-- Start COLLECTED DATA --

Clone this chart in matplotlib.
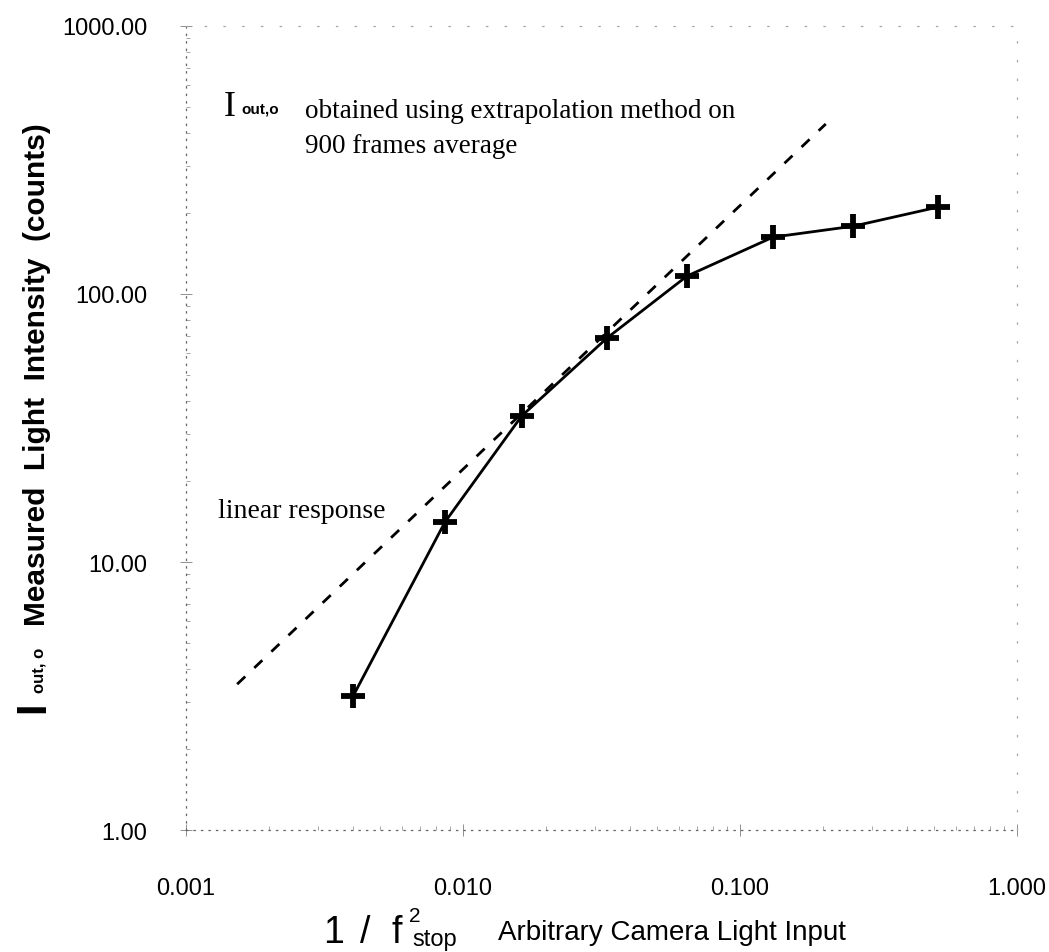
import matplotlib
matplotlib.use("Agg")
import matplotlib.pyplot as plt

# measured points
light_input = [0.00401, 0.00861, 0.0163, 0.0331, 0.0644, 0.1316, 0.256, 0.519]
intensity = [3.16, 14.1, 35.1, 68.5, 116.7, 163.0, 179.0, 211.0]

# linear response reference line (end points)
lin_x = [0.00153, 0.204]
lin_y = [3.5, 431.0]

xticks = [0.001, 0.01, 0.1, 1.0]
xtick_labels = ["0.001", "0.010", "0.100", "1.000"]
yticks = [1, 10, 100, 1000]
ytick_labels = ["1.00", "10.00", "100.00", "1000.00"]

W, H = 1049, 953
fig = plt.figure(figsize=(W / 100, H / 100), dpi=100)

def px(x, y):
    # pixel position -> figure fraction
    return x / W, 1 - y / H

left, right, top, bottom = 186, 1017, 27, 831
ax = fig.add_axes([left / W, 1 - bottom / H, (right - left) / W, (bottom - top) / H])
ax.set_xscale("log")
ax.set_yscale("log")
ax.set_xlim(0.001, 1.0)
ax.set_ylim(1, 1000)

ax.plot(lin_x, lin_y, color="black", lw=2.0, ls=(0, (4, 4.5)))
ax.plot(light_input, intensity, color="black", lw=2.0, marker="+", ms=17, mew=4.2)

for name, s in ax.spines.items():
    if name in ("left", "bottom"):
        s.set_linestyle((0, (1, 5)))
        s.set_color("0.4")
    else:
        s.set_linestyle((0, (1, 14)))
        s.set_color("0.65")
    s.set_linewidth(0.9)

ax.set_xticks(xticks)
ax.set_xticklabels(xtick_labels)
ax.set_yticks(yticks)
ax.set_yticklabels(ytick_labels)
ax.tick_params(which="major", direction="inout", length=8, width=0.6, color="0.5",
               labelsize=17)
ax.tick_params(which="minor", direction="in", length=3, width=0.6, color="0.6")
ax.tick_params(axis="x", pad=30)
ax.tick_params(axis="y", pad=24)
for lab in ax.get_xticklabels() + ax.get_yticklabels():
    lab.set_fontfamily("Liberation Sans")

sans = "Liberation Sans"
serif = "Liberation Serif"

# y label pieces
fig.text(*px(44, 713), "I", rotation=90, rotation_mode="anchor", ha="left", va="baseline",
         fontsize=30, fontweight="bold", family=sans)
fig.text(*px(44, 693), "out, o", rotation=90, rotation_mode="anchor", ha="left", va="baseline",
         fontsize=12, fontweight="bold", family=sans)
fig.text(*px(45, 626), "Measured  Light  Intensity  (counts)", rotation=90, rotation_mode="anchor",
         ha="left", va="baseline", fontsize=21.5, fontweight="bold", family=sans)

# x label pieces
fig.text(*px(323, 943), "1", ha="left", va="baseline", fontsize=27, family=sans)
fig.text(*px(360, 943), "/", ha="left", va="baseline", fontsize=27, family=sans)
fig.text(*px(391, 943), "f", ha="left", va="baseline", fontsize=27, family=sans)
fig.text(*px(409, 922), "2", ha="left", va="baseline", fontsize=15, family=sans)
fig.text(*px(412, 946), "stop", ha="left", va="baseline", fontsize=17, family=sans)
fig.text(*px(498, 940), "Arbitrary Camera Light Input", ha="left", va="baseline",
         fontsize=20, family=sans)

# annotations
fig.text(*px(224, 116), "I", ha="left", va="baseline", fontsize=26, family=serif)
fig.text(*px(241, 114), "out,o", ha="left", va="baseline", fontsize=11, fontweight="bold",
         family=sans)
fig.text(*px(305, 118), "obtained using extrapolation method on", ha="left", va="baseline",
         fontsize=19.5, family=serif)
fig.text(*px(305, 153), "900 frames average", ha="left", va="baseline", fontsize=19.5,
         family=serif)
fig.text(*px(218, 518), "linear response", ha="left", va="baseline", fontsize=20, family=serif)

fig.savefig("out.png", dpi=100)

-- End COLLECTED DATA --

[EXERCISE AIM]
Only a number is wanted: how many lines of the data above contain "matplotlib"?

[FULL SOLUTION]
4